**** Source material

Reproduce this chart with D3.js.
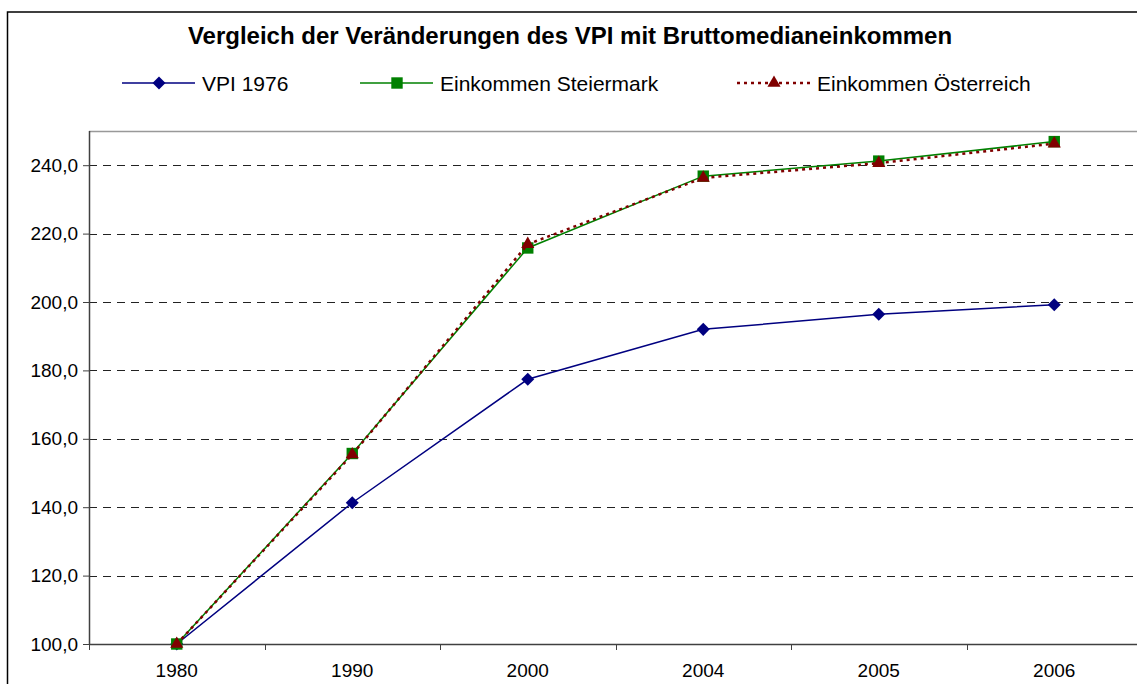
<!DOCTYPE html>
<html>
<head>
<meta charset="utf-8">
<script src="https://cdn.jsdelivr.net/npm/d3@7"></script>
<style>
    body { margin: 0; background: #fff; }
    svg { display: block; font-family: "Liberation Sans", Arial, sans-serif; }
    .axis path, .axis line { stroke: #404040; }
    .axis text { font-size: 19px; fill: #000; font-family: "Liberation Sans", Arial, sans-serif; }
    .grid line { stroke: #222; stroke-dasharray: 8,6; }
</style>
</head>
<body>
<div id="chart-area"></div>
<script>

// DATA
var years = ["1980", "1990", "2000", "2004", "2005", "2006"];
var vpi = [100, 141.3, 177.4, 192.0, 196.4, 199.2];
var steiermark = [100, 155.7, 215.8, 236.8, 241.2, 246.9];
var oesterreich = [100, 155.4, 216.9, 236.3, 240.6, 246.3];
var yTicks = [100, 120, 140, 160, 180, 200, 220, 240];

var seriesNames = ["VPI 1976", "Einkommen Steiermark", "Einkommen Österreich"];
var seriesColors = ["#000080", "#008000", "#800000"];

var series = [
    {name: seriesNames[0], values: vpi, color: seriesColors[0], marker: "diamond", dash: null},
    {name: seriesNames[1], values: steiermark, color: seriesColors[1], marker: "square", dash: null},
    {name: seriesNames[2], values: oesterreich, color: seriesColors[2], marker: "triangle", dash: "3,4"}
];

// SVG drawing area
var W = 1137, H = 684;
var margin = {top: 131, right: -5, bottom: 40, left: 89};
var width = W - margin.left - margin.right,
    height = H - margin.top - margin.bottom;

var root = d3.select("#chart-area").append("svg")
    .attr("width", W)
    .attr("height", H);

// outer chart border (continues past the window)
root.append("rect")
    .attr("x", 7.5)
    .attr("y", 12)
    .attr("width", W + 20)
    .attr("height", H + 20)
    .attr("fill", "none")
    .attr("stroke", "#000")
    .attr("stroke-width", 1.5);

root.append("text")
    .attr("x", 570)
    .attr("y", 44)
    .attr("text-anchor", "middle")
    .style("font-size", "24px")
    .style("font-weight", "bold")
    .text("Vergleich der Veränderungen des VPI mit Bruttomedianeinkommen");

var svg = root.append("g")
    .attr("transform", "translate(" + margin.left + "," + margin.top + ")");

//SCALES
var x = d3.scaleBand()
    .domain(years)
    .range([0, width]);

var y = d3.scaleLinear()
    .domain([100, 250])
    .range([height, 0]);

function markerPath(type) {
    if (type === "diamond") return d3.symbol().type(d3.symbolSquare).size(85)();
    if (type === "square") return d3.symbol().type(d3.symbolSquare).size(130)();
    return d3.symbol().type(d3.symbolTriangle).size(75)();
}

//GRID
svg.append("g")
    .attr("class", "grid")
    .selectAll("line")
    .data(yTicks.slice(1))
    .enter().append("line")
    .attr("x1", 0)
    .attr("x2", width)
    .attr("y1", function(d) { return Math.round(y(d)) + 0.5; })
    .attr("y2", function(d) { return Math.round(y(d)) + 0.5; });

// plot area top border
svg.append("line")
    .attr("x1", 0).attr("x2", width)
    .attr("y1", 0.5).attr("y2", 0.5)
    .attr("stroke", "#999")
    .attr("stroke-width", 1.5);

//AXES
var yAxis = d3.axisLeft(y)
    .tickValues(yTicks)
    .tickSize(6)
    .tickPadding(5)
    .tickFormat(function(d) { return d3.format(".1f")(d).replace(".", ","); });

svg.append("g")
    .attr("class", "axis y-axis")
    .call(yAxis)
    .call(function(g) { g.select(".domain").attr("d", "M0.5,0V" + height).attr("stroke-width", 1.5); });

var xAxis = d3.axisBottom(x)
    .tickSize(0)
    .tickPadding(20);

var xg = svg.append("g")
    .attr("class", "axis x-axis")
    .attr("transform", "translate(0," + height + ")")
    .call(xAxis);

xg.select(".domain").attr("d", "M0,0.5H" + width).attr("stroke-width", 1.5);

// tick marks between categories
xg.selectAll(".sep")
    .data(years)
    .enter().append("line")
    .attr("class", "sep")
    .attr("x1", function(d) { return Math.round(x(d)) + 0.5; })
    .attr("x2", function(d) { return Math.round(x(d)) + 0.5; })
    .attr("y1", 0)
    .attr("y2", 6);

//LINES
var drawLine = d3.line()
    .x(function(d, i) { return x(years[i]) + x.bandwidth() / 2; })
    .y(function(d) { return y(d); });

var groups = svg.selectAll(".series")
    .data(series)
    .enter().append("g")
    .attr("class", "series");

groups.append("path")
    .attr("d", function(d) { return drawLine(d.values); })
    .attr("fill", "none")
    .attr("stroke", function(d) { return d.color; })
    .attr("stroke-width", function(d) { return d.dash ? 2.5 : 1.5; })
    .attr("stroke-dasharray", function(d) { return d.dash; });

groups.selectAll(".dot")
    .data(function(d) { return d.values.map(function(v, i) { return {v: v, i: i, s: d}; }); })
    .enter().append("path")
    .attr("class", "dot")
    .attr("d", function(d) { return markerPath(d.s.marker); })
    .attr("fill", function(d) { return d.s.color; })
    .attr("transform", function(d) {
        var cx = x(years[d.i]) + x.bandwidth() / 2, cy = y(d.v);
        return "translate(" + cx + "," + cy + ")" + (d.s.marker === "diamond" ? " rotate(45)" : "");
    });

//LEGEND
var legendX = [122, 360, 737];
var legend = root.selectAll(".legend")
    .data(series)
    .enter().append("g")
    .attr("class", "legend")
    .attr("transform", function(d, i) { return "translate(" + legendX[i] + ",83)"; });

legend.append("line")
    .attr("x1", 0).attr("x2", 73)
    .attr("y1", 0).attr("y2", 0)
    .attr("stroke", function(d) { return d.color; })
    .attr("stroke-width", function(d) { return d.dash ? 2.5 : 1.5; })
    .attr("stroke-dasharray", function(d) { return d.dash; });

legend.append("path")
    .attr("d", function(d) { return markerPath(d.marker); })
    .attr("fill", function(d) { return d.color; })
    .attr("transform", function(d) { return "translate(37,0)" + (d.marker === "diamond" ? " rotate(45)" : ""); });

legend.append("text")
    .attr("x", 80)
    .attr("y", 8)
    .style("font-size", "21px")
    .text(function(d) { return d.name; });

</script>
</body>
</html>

********

### Directive
In the material above, find the lines that contain "chart" and show them.

### Full output
Reproduce this chart with D3.js.
<div id="chart-area"></div>
var root = d3.select("#chart-area").append("svg")
// outer chart border (continues past the window)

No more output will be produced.